CONFIG_80D: it should be defined by the Makefiles. If I compile the same code on 5D4, for example, it will refuse to run. If I write some gibberish into the CONFIG_80D block from log-d6.c, I get a compile error (without having to define CONFIG_80D manually anywhere).

Back to cleaning up io_trace.

sombree · January 31, 2019, 10:25:25 PM

Yep, no crash, just a little longer camera start up

As for CONFIG_80D - you're right, it's defined by the Makefile.

a1ex · February 01, 2019, 10:34:28 PM

OK, io_trace code committed. Whew, this was hard!

Compile with: make clean && make CONFIG_MMIO_TRACE=y

If it locks up:
- try previous changesets
- reduce the logged range (for example, try logging from 0xC0220000, size 0x1000)
- give me as many details about the crash as you can (it's very hard to debug)

Fingers crossed.

Chellyandruu · February 02, 2019, 01:25:17 AM

https://www.dropbox.com/s/g8u4gmchldcngxr/DEBUGMSG.LOG?dl=0

a1ex · February 02, 2019, 07:09:21 AM

Make sure you compile with CONFIG_MMIO_TRACE=y on the command line. There should be 2 log files.

If in doubt, run "make clean" first (updated the command), as the build system doesn't know it needs to recompile if you change only the options. It only recompiles if you edit source files.

sombree · February 02, 2019, 09:53:50 AM

It worked out of box

mmio log without lens
mmio log with lens attached
another one - with a little exercise - took a photo, fiddled with a touchscreen, changed iso etc.

a1ex · February 02, 2019, 07:48:36 PM

Really nice! These files contain the ultimate reference data for DIGIC 6!

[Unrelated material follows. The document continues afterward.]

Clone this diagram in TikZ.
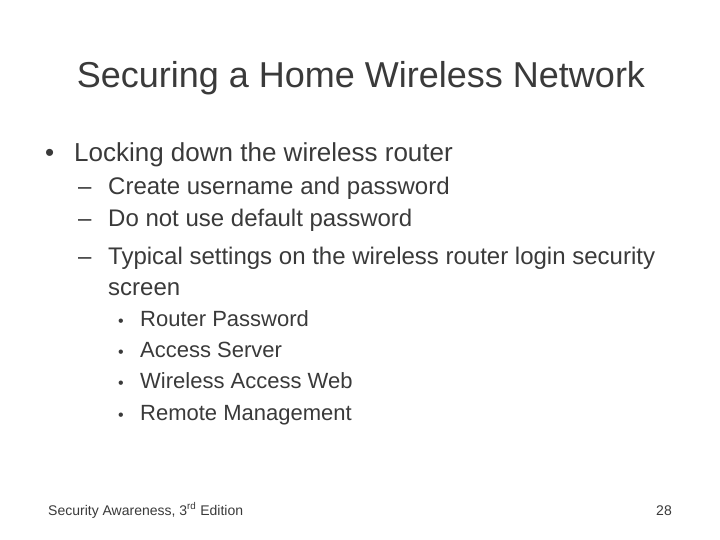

Previously, I had to guess many of these values, from what the code seemed to expect. That took me probably months of trial and error (well, years with the fragmentation, as I didn't work only on this). You may ask - why didn't I start with this from the beginning? Err... back then, I simply did not understand how computers work, well enough to write the MMIO tracing code. I've learned it from... all of that trial and error (not only from the 80D firmware, but from investigating about 40 EOS models from different generations). I've tried to summarize what I've learned here, but it's probably a bit too advanced for beginners.

Anyway, let's try logging some more address ranges:

- from 0xBFE00000, size 0x200000 (expecting some activity from GuiMainTask)
- from 0xEE000000, size ~~0x1000000~~ 0x2000000 (no activity in QEMU; unused?)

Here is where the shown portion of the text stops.